The turning point came when she was in her mother’s family house in Ghaziabad. Spending a lot of time going back and forth there, Kumar ended up taking photographs, switching her digital camera with a film camera.

She thought that completely changed the game. It wasn't even so much how the images looked, but the process for her was just a lot more enjoyable.

Kumar still thinks she wouldn’t still be a photographer today if she was working with her digital camera. She started photographing her town and family, giving birth to a series of collections.

An extensive archive of her family images has taken its own cycle of time, work, and dedication; it started with one of her first photos for this series, back in 2013–14. Ghar, published by Perimeter Books, takes us into the world of Kumar back in Kavi Nagar. Kumar has just come off a book tour for Ghar; she went to New York, Paris, London and Delhi.

Between her books and exhibitions, Kumar dedicates time as a part-time assistant in Melbourne at Niagar Galleries, giving her the space and time to create more stories but predominantly making her living from photography.

As an artist, she’s not going to restrict herself only representing India.

She has thought about this quite a lot because she doesn’t want to limit herself in that way. But at the same time, she thinks that this is an ongoing exploration.

In retrospect, Kumar feels like she has a kind of insight into India; she feels like she’s not sure she would feel comfortable telling a story that's not hers.
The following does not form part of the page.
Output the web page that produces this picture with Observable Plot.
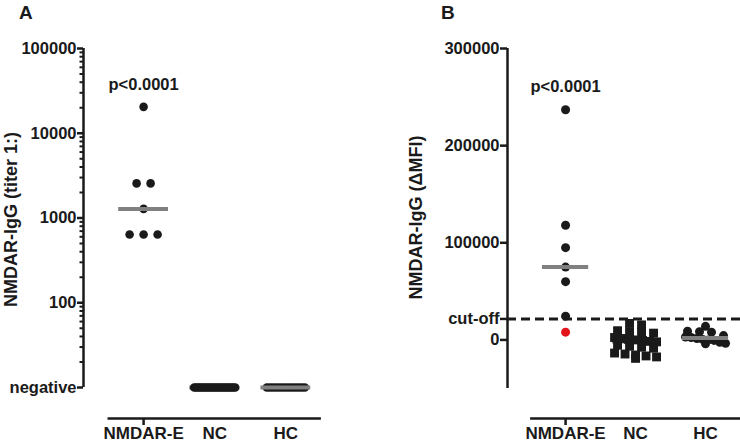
<!DOCTYPE html>
<html><head><meta charset="utf-8">
<script src="https://cdn.jsdelivr.net/npm/d3@7"></script>
<script src="https://cdn.jsdelivr.net/npm/@observablehq/plot@0.6"></script>
<style>
body{margin:0;background:#fff;}
#wrap{position:relative;width:740px;height:443px;overflow:hidden;font-family:"Liberation Sans",Arial,sans-serif;}
.panel{position:absolute;top:0;}
.plabel{position:absolute;font-weight:bold;font-size:19px;color:#1a1a1a;line-height:1;}
</style></head><body>
<div id="wrap">
 <div id="pa" class="panel" style="left:0"></div>
 <div id="pb" class="panel" style="left:370px"></div>
 <div class="plabel" style="left:19px;top:3px">A</div>
 <div class="plabel" style="left:441px;top:3px">B</div>
</div>
<script>
// ---- data ----
const groups = ["NMDAR-E", "NC", "HC"];
const pValueText = "p<0.0001";

// Panel A: titers (10 = "negative")
const titerNMDAR = [20480, 2560, 2560, 1280, 640, 640, 640];
const titerNC = [10,10,10,10,10,10,10,10,10,10,10,10,10,10,10,10,10,10,10,10,10,10,10];
const titerHC = [10,10,10,10,10,10,10,10,10,10,10,10,10,10];
const titerTicks = [10, 100, 1000, 10000, 100000];
const titerTickLabels = ["negative", "100", "1000", "10000", "100000"];
const titleA = "NMDAR-IgG (titer 1:)";

// Panel B: delta MFI
const mfiNMDAR = [237000, 118000, 95000, 75000, 60000, 24500, 8000];
const mfiNC = [17000, 15500, 9500, 8500, 8000, 7000, 2500, 1500, 500, 0, -500, -1500, -2000,
               -5500, -6500, -7500, -8500, -13500, -14500, -15500, -16500, -17500, -19000];
const mfiHC = [14000, 9000, 8500, 8000, 4500, 3000, 2500, 1500, 500, 0, -500, -2500, -3500, -4000];
const mfiTicks = [0, 100000, 200000, 300000];
const mfiCutoff = 21600;
const cutoffLabel = "cut-off";
const titleB = "NMDAR-IgG (\u0394MFI)";

// ---- helpers ----
const ink = "#1a1a1a", grayMed = "#808080", red = "#e3131b";
const font = '"Liberation Sans", Arial, sans-serif';

function swarm(values, gi, binOf, maxStep, maxSpan, pxPerUnit) {
  const rows = d3.group(values.map((v, i) => ({v, i})), d => binOf(d.v));
  const out = [];
  for (const [, row] of rows) {
    row.sort((a, b) => b.v - a.v);
    const n = row.length;
    const step = n > 1 ? Math.min(maxStep, maxSpan / (n - 1)) : 0;
    row.forEach((d, k) => out.push({group: groups[gi], value: d.v, x: gi + 1 + (k - (n - 1) / 2) * step / pxPerUnit}));
  }
  return out;
}
function medians(sets, halfWidth) {
  return sets.map((vals, gi) => ({group: groups[gi], median: d3.median(vals), x1: gi + 1 - halfWidth, x2: gi + 1 + halfWidth}));
}

// ---- Panel A ----
{
  const W = 370, H = 443, ml = 83, mr = 42;
  const xDom = [0.155, 3.6];
  const px = (W - ml - mr) / (xDom[1] - xDom[0]);
  const yDom = [titerTicks[0], titerTicks[titerTicks.length - 1]];
  const minor = d3.scaleLog().domain(yDom).ticks().filter(t => !titerTicks.includes(t));
  const binA = v => Math.round(Math.log10(v) * 10);
  const pts = [
    ...swarm(titerNMDAR, 0, binA, 14, 40, px),
    ...swarm(titerNC, 1, binA, 14, 41, px),
    ...swarm(titerHC, 2, binA, 14, 38, px)
  ];
  const med = medians([titerNMDAR, titerNC, titerHC], 0.35);
  const plot = Plot.plot({
    width: W, height: H, marginTop: 48, marginLeft: ml, marginRight: mr, marginBottom: 25,
    style: {fontFamily: font, fontWeight: "bold", fontSize: "16px", color: ink, background: "white"},
    x: {domain: xDom, axis: null},
    y: {type: "log", domain: yDom, range: [387, 48], axis: null},
    marks: [
      Plot.ruleX([xDom[0]], {y1: yDom[0], y2: yDom[1], stroke: ink, strokeWidth: 2.5}),
      Plot.ruleY([yDom[0]], {x1: 0.5, x2: groups.length + 0.5, dy: 31, stroke: ink, strokeWidth: 2.5}),
      Plot.axisY({ticks: minor, tickSize: 3.5, tickFormat: () => "", strokeWidth: 2, label: null}),
      Plot.axisY({ticks: titerTicks, tickSize: 6, tickPadding: 1, tickFormat: d => titerTickLabels[titerTicks.indexOf(d)], strokeWidth: 2.5, label: null, fontSize: 16.5}),
      Plot.axisX({ticks: [1], tickSize: 7, tickFormat: () => "", strokeWidth: 2.5, label: null}),
      Plot.axisX({ticks: [1, 2, 3], tickSize: 0, tickPadding: 8, tickFormat: d => groups[d - 1], label: null, fontSize: 17}),
      Plot.dot(pts.filter(d => d.group !== "NC"), {x: "x", y: "value", r: 4.3, fill: ink}),
      Plot.ruleY(med, {y: "median", x1: "x1", x2: "x2", stroke: grayMed, strokeWidth: 4}),
      Plot.dot(pts.filter(d => d.group === "NC"), {x: "x", y: "value", r: 4.3, fill: ink}),
      Plot.text([pValueText], {x: [1], text: d => d, frameAnchor: "top", dy: 30, fontSize: 16.5}),
      Plot.text([titleA], {text: d => d, frameAnchor: "left", textAnchor: "middle", dx: -72, dy: -14, rotate: -90, fontSize: 18})
    ]
  });
  document.getElementById("pa").appendChild(plot);
}

// ---- Panel B ----
{
  const W = 370, H = 443, ml = 137, mr = 0;
  const xDom = [0.17, 3.5];
  const px = (W - ml - mr) / (xDom[1] - xDom[0]);
  const yDom = [-50000, mfiTicks[mfiTicks.length - 1]];
  const binB = v => Math.round(v / 7000);
  const ptsE = swarm(mfiNMDAR, 0, binB, 12, 40, px);
  const ptsNC = swarm(mfiNC, 1, binB, 12, 42, px);
  const ptsHC = swarm(mfiHC, 2, binB, 12, 40, px);
  const med = medians([mfiNMDAR, mfiNC, mfiHC], 0.33);
  const plot = Plot.plot({
    width: W, height: H, marginTop: 48, marginLeft: ml, marginRight: mr, marginBottom: 25,
    style: {fontFamily: font, fontWeight: "bold", fontSize: "16px", color: ink, background: "white"},
    x: {domain: xDom, axis: null},
    y: {domain: yDom, range: [388, 48], axis: null},
    marks: [
      Plot.ruleX([xDom[0]], {y1: yDom[0], y2: yDom[1], stroke: ink, strokeWidth: 2.5}),
      Plot.ruleY([yDom[0]], {x1: 0.5, x2: groups.length + 0.5, dy: 30, stroke: ink, strokeWidth: 2.5}),
      Plot.axisY({ticks: mfiTicks, tickSize: 7, tickPadding: 1, tickFormat: d => String(d), strokeWidth: 2.5, label: null, fontSize: 16.5}),
      Plot.axisY({ticks: [mfiCutoff], tickSize: 7, tickPadding: 1, tickFormat: () => cutoffLabel, strokeWidth: 2.5, label: null, fontSize: 16.5}),
      Plot.axisX({ticks: [1], tickSize: 7, tickFormat: () => "", strokeWidth: 2.5, label: null}),
      Plot.axisX({ticks: [1, 2, 3], tickSize: 0, tickPadding: 8, tickFormat: d => groups[d - 1], label: null, fontSize: 17}),
      Plot.ruleY([mfiCutoff], {stroke: ink, strokeWidth: 3, strokeDasharray: "9,5"}),
      Plot.dot(ptsE, {x: "x", y: "value", r: 4.5, fill: d => d.value < mfiCutoff ? red : ink}),
      Plot.dot(ptsHC, {x: "x", y: "value", r: 4.5, fill: ink}),
      Plot.ruleY(med, {y: "median", x1: "x1", x2: "x2", stroke: grayMed, strokeWidth: 4}),
      Plot.dot(ptsNC, {x: "x", y: "value", r: 5, symbol: "square", fill: ink}),
      Plot.text([pValueText], {x: [1], text: d => d, frameAnchor: "top", dy: 32, fontSize: 16.5}),
      Plot.text([titleB], {text: d => d, frameAnchor: "left", textAnchor: "middle", dx: -91, dy: -16, rotate: -90, fontSize: 18})
    ]
  });
  document.getElementById("pb").appendChild(plot);
}
</script>
</body></html>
The responses from other Indians are filled with gracious sentiments of her showcasing India in a way that feels familiar and nostalgic to them. “I don't feel like I need to be pushing myself in a direction just for the challenge … My priority is small … I like it, that something in me, I'm excited by it.”

With a career spanning more than a decade, worshipping Dayanita Singh (Indian photographer) as her idol, Kumar the artist is familiarising herself with India each time she visits – but there will always be that slight distance on knowing each other completely.

Kumar feels privileged to have two families in two worlds. Growing up, she didn’t have access to understanding her favourite artists; it wasn't something that was a priority in her household (not faulting her family for it at all). But sometimes the art world can feel completely alien to Kumar.

But Melbourne has exploded with so many artists from South Asia that it’s hard to keep the enthusiasm down. ‘Melbourne Now’ is a grand showcase of this, from 24 March – 20 August 2023 with free entry.

The story of an artist is no different to a migrant, an artist constantly working through the arts in loneliness, trying to make sense of herself and her art to connect to the past. Whereas the migrant is silently trying to balance this crisis – either being fearful, brave, or capturing life in a lens encompassing the layers of human stories.

Concluding these three-part stories has made me ponder the invisible thread of a migrant’s life.

The lens of a photographer can tell a bigger story of that tussle.

The question is whether she has inherited the right to tell stories of an India she has yet to fully explore; a third ‘cultural kid’ dilemma, or simply something that comes with being a photographer?